Johnson stretches these verses out, taking the time to indulge in some wizard-like string work, impressing upon the person that he knows whereof he speaks.
This is now the second verse in Green’s performance and he has no time for such niceties; the force and speed at which Green plays the song shows that he has no patience for such idle boasting; he calls the person out in their lie and tells them that they should only hope that they never have them.
This leads into the final verse, the first line of which has been subject to much speculation. Johnson’s words are very difficult to understand but most singers interpret them as having to do with rain.
Elijah Wald, in his “Escaping the Delta – Robert Johnson and the Invention of the Blues” writes instead that Johnson is singing “acceleratin’” and to me, this not only sounds right, but it makes the most sense.

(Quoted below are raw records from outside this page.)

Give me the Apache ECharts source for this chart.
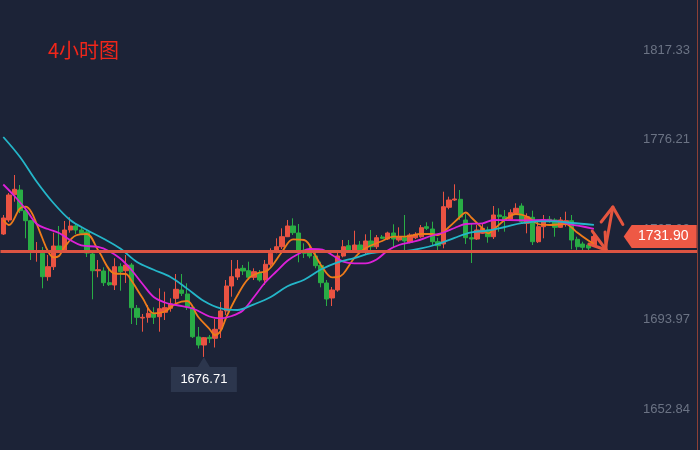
<!DOCTYPE html>
<html><head><meta charset="utf-8">
<script src="https://cdn.jsdelivr.net/npm/echarts@6/dist/echarts.min.js"></script>
<style>html,body{margin:0;padding:0;background:#1c2337;}#c{width:700px;height:450px;}</style>
</head><body><div id="c"></div>
<script>
const slotCount = 125;
const categories = Array.from({length: slotCount}, (_, i) => String(i + 1));
// [open, close, lowest, highest]
const candles = [
[1733.02,1740.35,1732.56,1741.73],[1739.44,1750.89,1738.52,1751.81],[1751.03,1753.50,1747.82,1760.05],[1753.18,1743.70,1742.64,1755.47],
[1743.70,1739.12,1731.05,1745.53],[1739.12,1725.37,1721.11,1739.44],[1725.00,1725.46,1720.33,1729.36],[1724.18,1713.46,1708.14,1727.07],
[1713.46,1718.04,1711.62,1723.40],[1718.04,1727.52,1716.53,1733.62],[1727.52,1725.69,1724.91,1736.69],[1725.37,1734.85,1724.45,1738.98],
[1734.85,1736.69,1733.62,1740.67],[1736.69,1734.85,1733.02,1737.93],[1734.85,1733.34,1732.56,1735.77],[1733.94,1724.32,1722.48,1734.85],
[1723.86,1716.20,1703.10,1725.69],[1716.20,1716.66,1713.18,1721.11],[1716.07,1710.71,1709.19,1717.76],[1710.71,1709.79,1709.20,1717.76],
[1709.65,1718.04,1707.36,1721.89],[1718.04,1715.75,1707.04,1719.60],[1716.20,1718.81,1710.57,1723.40],[1718.81,1699.25,1691.78,1719.73],
[1698.98,1694.85,1691.32,1700.49],[1694.53,1694.85,1688.26,1696.37],[1694.85,1696.68,1692.38,1700.49],[1696.68,1694.85,1691.78,1699.44],
[1695.13,1698.79,1688.26,1708.14],[1697.14,1699.25,1693.62,1706.58],[1698.98,1700.95,1697.42,1703.56],[1703.56,1707.68,1701.27,1714.69],
[1707.36,1705.85,1704.61,1714.69],[1705.53,1699.44,1698.20,1710.43],[1699.44,1685.96,1685.37,1700.49],[1685.83,1682.16,1680.56,1690.41],
[1682.16,1685.51,1676.71,1685.83],[1685.69,1685.05,1683.08,1686.74],[1685.23,1689.35,1681.02,1694.07],[1689.49,1697.74,1685.37,1701.86],
[1697.74,1709.19,1695.91,1711.94],[1709.19,1713.46,1704.29,1721.11],[1713.32,1716.98,1711.94,1721.11],[1717.30,1716.07,1714.24,1718.81],
[1716.20,1713.18,1711.94,1720.33],[1713.18,1715.75,1711.94,1717.30],[1715.29,1711.94,1711.17,1716.53],[1711.94,1719.14,1709.65,1721.11],
[1719.14,1724.18,1718.04,1726.47],[1724.91,1727.20,1724.18,1731.05],[1727.20,1731.78,1726.15,1735.63],[1731.78,1736.69,1731.65,1739.44],
[1736.69,1733.62,1732.56,1740.21],[1733.48,1725.46,1720.05,1737.60],[1725.69,1724.18,1722.02,1728.76],[1725.37,1722.94,1721.89,1727.98],
[1722.94,1718.50,1717.30,1725.69],[1718.59,1710.71,1708.60,1720.33],[1710.57,1703.24,1700.03,1711.94],[1703.70,1707.36,1700.03,1708.73],
[1707.36,1722.94,1706.58,1725.69],[1722.94,1727.20,1722.34,1730.27],[1727.66,1725.69,1724.91,1730.27],[1725.37,1727.98,1724.45,1734.53],
[1727.98,1725.69,1724.32,1729.81],[1724.77,1729.81,1723.40,1732.88],[1729.81,1727.20,1725.69,1734.85],[1727.20,1731.32,1726.15,1732.56],
[1731.65,1731.05,1730.73,1732.56],[1730.73,1733.48,1730.27,1734.07],[1733.48,1730.73,1726.74,1737.47],[1730.27,1731.78,1729.49,1736.09],
[1731.32,1729.81,1725.23,1741.73],[1729.22,1732.56,1728.76,1733.34],[1731.32,1732.88,1730.73,1733.80],[1731.78,1735.91,1731.32,1737.15],
[1736.37,1735.63,1734.85,1738.38],[1735.31,1729.49,1727.98,1738.66],[1729.49,1727.66,1725.69,1731.32],[1728.44,1745.53,1726.47,1752.40],
[1745.26,1748.60,1744.34,1750.11],[1748.60,1749.06,1748.14,1755.79],[1748.92,1740.81,1739.44,1753.18],[1739.44,1731.32,1728.44,1742.19],
[1731.32,1730.73,1719.73,1737.93],[1730.73,1734.85,1730.27,1737.15],[1733.34,1735.63,1733.02,1737.93],[1734.85,1731.78,1729.03,1736.37],
[1731.78,1741.73,1730.73,1745.85],[1741.73,1740.95,1734.07,1744.80],[1740.95,1739.44,1734.07,1744.02],[1739.76,1742.78,1739.44,1744.34],
[1742.50,1744.80,1741.73,1747.09],[1745.85,1738.66,1737.93,1747.09],[1737.93,1740.95,1733.34,1742.50],[1740.67,1729.49,1727.98,1743.70],
[1729.49,1736.37,1728.90,1739.44],[1736.37,1739.44,1731.05,1741.73],[1739.76,1738.98,1738.20,1741.27],[1739.44,1736.09,1731.78,1740.21],
[1736.09,1739.44,1735.77,1740.81],[1737.60,1739.12,1736.37,1743.24],[1739.12,1730.27,1726.01,1741.73],[1730.59,1727.20,1725.69,1731.78],
[1728.44,1726.93,1724.91,1729.49],[1727.98,1726.61,1725.69,1728.90],[1727.98,1731.90,1727.07,1732.56]
];
// moving averages: [candle index, value]
const maFast = [[0,1739.44],[1,1737.15],[3,1744.80],[4,1745.53],[5,1743.24],[6,1737.60],[7,1731.19],[8,1725.23],[9,1722.34],[10,1722.94],[11,1727.07],[13,1732.33],[15,1733.02],[17,1725.69],[20,1714.92],[22,1714.69],[23,1711.67],[25,1703.70],[27,1696.69],[29,1697.51],[31,1701.17],[33,1702.32],[35,1694.99],[37,1689.49],[38,1686.74],[39,1688.57],[40,1694.76],[42,1704.84],[44,1712.63],[46,1715.38],[47,1715.75],[48,1717.67],[50,1724.77],[52,1730.55],[54,1730.27],[56,1723.17],[57,1718.81],[59,1713.18],[60,1713.32],[61,1714.69],[63,1722.02],[65,1726.47],[68,1729.81],[70,1731.78],[72,1731.78],[75,1733.02],[77,1733.02],[78,1732.56],[80,1736.23],[82,1740.95],[83,1742.87],[84,1740.58],[86,1735.54],[87,1733.34],[88,1735.08],[90,1739.44],[92,1742.19],[94,1741.04],[96,1737.60],[98,1737.15],[101,1737.60],[102,1736.00],[103,1733.71],[105,1730.04],[106,1728.44]];
const maMid = [[0,1755.70],[2,1750.43],[4,1744.48],[6,1737.60],[8,1735.31],[10,1733.48],[12,1730.27],[14,1727.84],[17,1727.07],[19,1725.14],[21,1721.80],[23,1716.53],[25,1710.11],[27,1704.15],[29,1701.64],[31,1700.49],[34,1698.89],[37,1695.22],[39,1694.39],[41,1695.45],[43,1697.97],[45,1704.15],[47,1710.80],[49,1715.84],[51,1720.74],[53,1723.95],[55,1726.15],[57,1726.01],[59,1723.40],[61,1720.37],[63,1719.60],[65,1719.60],[67,1721.34],[69,1725.46],[71,1727.98],[74,1729.72],[77,1732.33],[79,1733.71],[81,1735.77],[83,1737.60],[86,1737.92],[88,1739.44],[91,1739.34],[94,1739.30],[97,1739.44],[100,1738.61],[102,1737.37],[104,1736.46],[106,1735.40]];
const maSlow = [[0,1777.47],[3,1768.30],[6,1756.98],[9,1747.23],[12,1739.44],[15,1734.85],[18,1730.82],[21,1726.33],[24,1720.19],[27,1716.62],[30,1713.32],[33,1708.00],[36,1702.32],[39,1698.93],[42,1698.20],[45,1700.81],[48,1704.15],[51,1709.06],[54,1712.08],[57,1716.75],[60,1720.05],[63,1722.02],[66,1724.22],[69,1724.91],[72,1725.14],[75,1726.38],[78,1728.44],[81,1731.28],[84,1733.76],[87,1734.63],[90,1736.23],[93,1737.97],[96,1738.84],[99,1738.84],[102,1738.06],[106,1737.24]];
const yTicks = [1652.84, 1693.97, 1735.09, 1776.21, 1817.33];
const supportLevel = 1724.9;
const lastPrice = 1731.90;
// hand-drawn arrows: [slot position, price]
const arrowStrokes = [
  [[108.0,1725.69],[109.4,1745.39]],
  [[107.3,1738.52],[109.4,1745.39],[111.2,1737.38]],
  [[105.7,1734.39],[108.2,1725.69]],
  [[108.0,1733.94],[108.2,1725.69],[105.1,1728.44]]
];

const UP = '#ea5342', DOWN = '#29ad45', ARROW = '#e5553f';
const chart = echarts.init(document.getElementById('c'));
chart.setOption({
  backgroundColor: '#1c2337',
  animation: false,
  title: {text: '4小时图', left: 48, top: 40, padding: 0,
    textStyle: {color: '#f2261a', fontSize: 20, fontWeight: 'normal', fontFamily: 'Noto Sans CJK SC'}},
  grid: {left: 0.5, right: 3, top: 0, bottom: 0, outerBoundsMode: 'none'},
  xAxis: [
    {type: 'category', data: categories, boundaryGap: true, show: false},
    {type: 'value', min: -0.5, max: slotCount - 0.5, show: false}
  ],
  yAxis: {
    type: 'value', position: 'right', min: 1634.05, max: 1840.24, scale: true,
    axisLine: {show: true, onZero: false, lineStyle: {color: '#8c4036', width: 1}},
    axisTick: {show: false}, splitLine: {show: false},
    axisLabel: {inside: true, margin: 7, color: '#6b7384', fontSize: 13, fontFamily: 'Liberation Sans',
      customValues: yTicks, formatter: v => Number(v).toFixed(2)}
  },
  series: [
    {type: 'candlestick', data: candles, barWidth: 4.8, z: 2,
      itemStyle: {color: UP, color0: DOWN, borderColor: UP, borderColor0: DOWN, borderWidth: 1},
      markPoint: {
        symbol: 'path://M0,10 L27,10 L33,0 L39,10 L66,10 L66,35 L0,35 Z',
        symbolSize: [66, 35], symbolOffset: [0, '50%'],
        itemStyle: {color: '#2c364d'},
        label: {show: true, color: '#ffffff', fontSize: 13, fontFamily: 'Liberation Sans', offset: [0, 5],
          formatter: p => Number(p.value).toFixed(2)},
        data: [{type: 'min', valueDim: 'lowest'}]
      }
    },
    {type: 'line', data: maFast, smooth: 0.35, showSymbol: false, connectNulls: true, z: 3,
      lineStyle: {color: '#ee7c1a', width: 1.8}},
    {type: 'line', data: maMid, smooth: 0.35, showSymbol: false, connectNulls: true, z: 3,
      lineStyle: {color: '#dc20d8', width: 1.8}},
    {type: 'line', data: maSlow, smooth: 0.35, showSymbol: false, connectNulls: true, z: 4,
      lineStyle: {color: '#24b6c9', width: 1.8},
      markLine: {silent: true, symbol: 'none', label: {show: false},
        lineStyle: {color: '#dc5442', width: 3, type: 'solid'},
        data: [{yAxis: supportLevel}]},
      markPoint: {
        symbol: 'path://M0,11.5 L8,0 L73,0 L73,23 L8,23 Z', symbolSize: [73, 23], symbolOffset: [-34, 0],
        itemStyle: {color: '#ee5945'},
        label: {show: true, color: '#ffffff', fontSize: 14, fontFamily: 'Liberation Sans', offset: [3, 0],
          formatter: p => Number(p.value).toFixed(2)},
        data: [{coord: [slotCount - 1, lastPrice], value: lastPrice}]
      }
    },
    ...arrowStrokes.map(s => ({type: 'line', xAxisIndex: 1, data: s, showSymbol: false, z: 6,
      lineStyle: {color: ARROW, width: 3, cap: 'round', join: 'round'}}))
  ]
});
</script></body></html>
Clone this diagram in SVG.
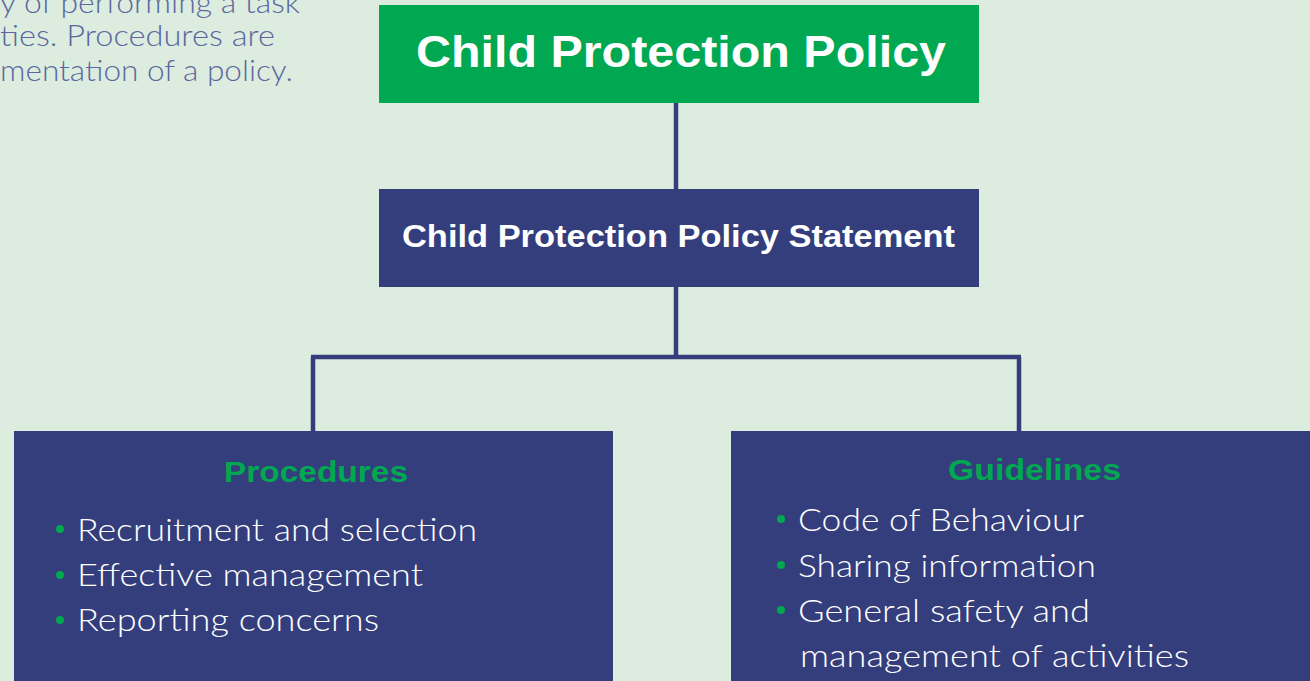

Johnson is portraying (and as the legend would have it, apparently lived his own life as) a man who embodies the expression, “Live fast, die young, and leave a beautiful corpse.”
In spite of, or perhaps because of, all that this person has been through, he is going to get in his car and drive as fast and as far as he can. He knows damn well that he can’t outrun the blues, but it sure is fun to try.
It is a long road stretching out before him and his first stop will be the distillery, where he’ll stay all day.
Green sings that it “started raining” and while he seems to welcome the weather’s ability to “drive his blues away”, as if the storm could wash him of his sins, he too has every intention of spending his day at the distillery.
When Green began his second tentative return to recording in 1996, after a nearly ten-year absence, he began by recording the entire Robert Johnson catalog.
Unlike his first attempts, in 1968, he played them mainly as they were originally performed. As if the originals were blueprints to be carefully followed.
The other two performances from 1968 will be the subject of their own blogs.
*This song appeared on a British EP titled “More Down Home Blues” in 1966. Papa Lightfoot shared the EP with Juke Boy Bonner, Good Jelly Bess and Snooky Pryor, with one song apiece.
Seems like an EP that John Mayall might have had in his collection.
**“King of the Delta Blues Singers” was released in the U.K. on the Phillips label under the title “Robert Johnson 1936 – 1937” in 1962 as part of the Phillips Classic Jazz Masters series.